===== Supplied information =====
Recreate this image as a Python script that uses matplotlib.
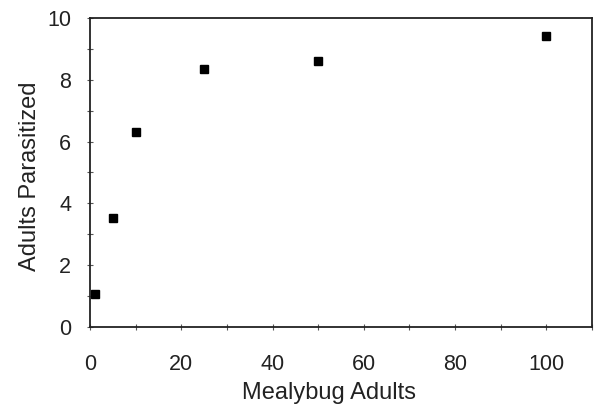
import matplotlib
matplotlib.use('Agg')
from matplotlib import pyplot as plt
from matplotlib.ticker import MultipleLocator

plt.rcParams['font.family'] = ['Liberation Sans', 'DejaVu Sans']

mealybug_adults = [1, 5, 10, 25, 50, 100]
adults_parasitized = [1.07, 3.52, 6.32, 8.35, 8.6, 9.43]

fig = plt.figure(figsize=(5.94, 4.09), dpi=100)
ax = fig.add_axes([0.1515, 0.2005, 0.845, 0.7555])

ax.plot(mealybug_adults, adults_parasitized, linestyle='none', marker='s',
        markersize=6, color='black', clip_on=False)

ax.set_xlim(0, 110)
ax.set_ylim(0, 10)
ax.xaxis.set_major_locator(MultipleLocator(20))
ax.xaxis.set_minor_locator(MultipleLocator(10))
ax.yaxis.set_major_locator(MultipleLocator(2))
ax.yaxis.set_minor_locator(MultipleLocator(1))

for s in ax.spines.values():
    s.set_linewidth(1.3)
    s.set_color('#222222')

ax.tick_params(which='both', direction='inout', length=5, width=0.8, color='#555555')
ax.tick_params(axis='x', which='major', labelsize=15.5, pad=17, labelcolor='#222222')
ax.tick_params(axis='y', which='major', labelsize=15.5, pad=11, labelcolor='#222222')

ax.set_xlabel('Mealybug Adults', fontsize=17, color='#222222')
ax.xaxis.set_label_coords(0.477, -0.178)
ax.set_ylabel('Adults Parasitized', fontsize=17, color='#222222')
ax.yaxis.set_label_coords(-0.098, 0.488)

fig.savefig('out.png', dpi=100)
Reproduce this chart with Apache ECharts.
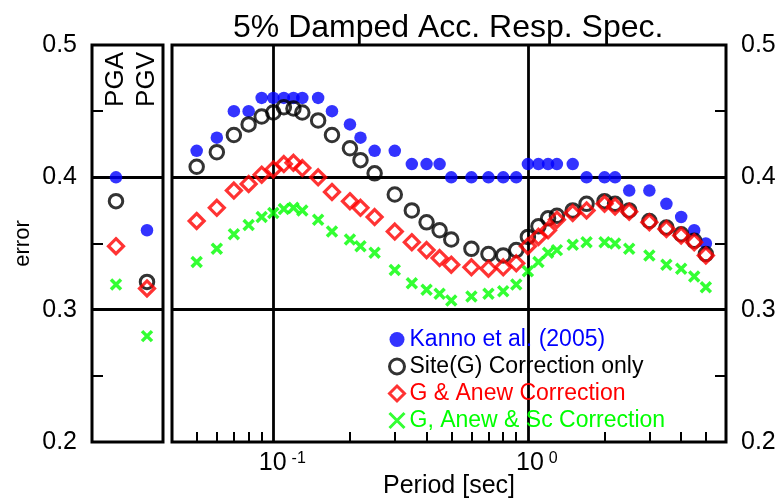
=====
■ Given instruction: Copy the entries above faithfully and omit every image.

■ Answer for this exercise:
Recreate this image as a Python script that uses matplotlib.
import matplotlib
matplotlib.use('Agg')
from matplotlib import pyplot as plt
from matplotlib.ticker import MultipleLocator

plt.rcParams['font.family'] = ['Liberation Sans', 'DejaVu Sans']

mealybug_adults = [1, 5, 10, 25, 50, 100]
adults_parasitized = [1.07, 3.52, 6.32, 8.35, 8.6, 9.43]

fig = plt.figure(figsize=(5.94, 4.09), dpi=100)
ax = fig.add_axes([0.1515, 0.2005, 0.845, 0.7555])

ax.plot(mealybug_adults, adults_parasitized, linestyle='none', marker='s',
        markersize=6, color='black', clip_on=False)

ax.set_xlim(0, 110)
ax.set_ylim(0, 10)
ax.xaxis.set_major_locator(MultipleLocator(20))
ax.xaxis.set_minor_locator(MultipleLocator(10))
ax.yaxis.set_major_locator(MultipleLocator(2))
ax.yaxis.set_minor_locator(MultipleLocator(1))

for s in ax.spines.values():
    s.set_linewidth(1.3)
    s.set_color('#222222')

ax.tick_params(which='both', direction='inout', length=5, width=0.8, color='#555555')
ax.tick_params(axis='x', which='major', labelsize=15.5, pad=17, labelcolor='#222222')
ax.tick_params(axis='y', which='major', labelsize=15.5, pad=11, labelcolor='#222222')

ax.set_xlabel('Mealybug Adults', fontsize=17, color='#222222')
ax.xaxis.set_label_coords(0.477, -0.178)
ax.set_ylabel('Adults Parasitized', fontsize=17, color='#222222')
ax.yaxis.set_label_coords(-0.098, 0.488)

fig.savefig('out.png', dpi=100)
Reproduce this chart with Apache ECharts.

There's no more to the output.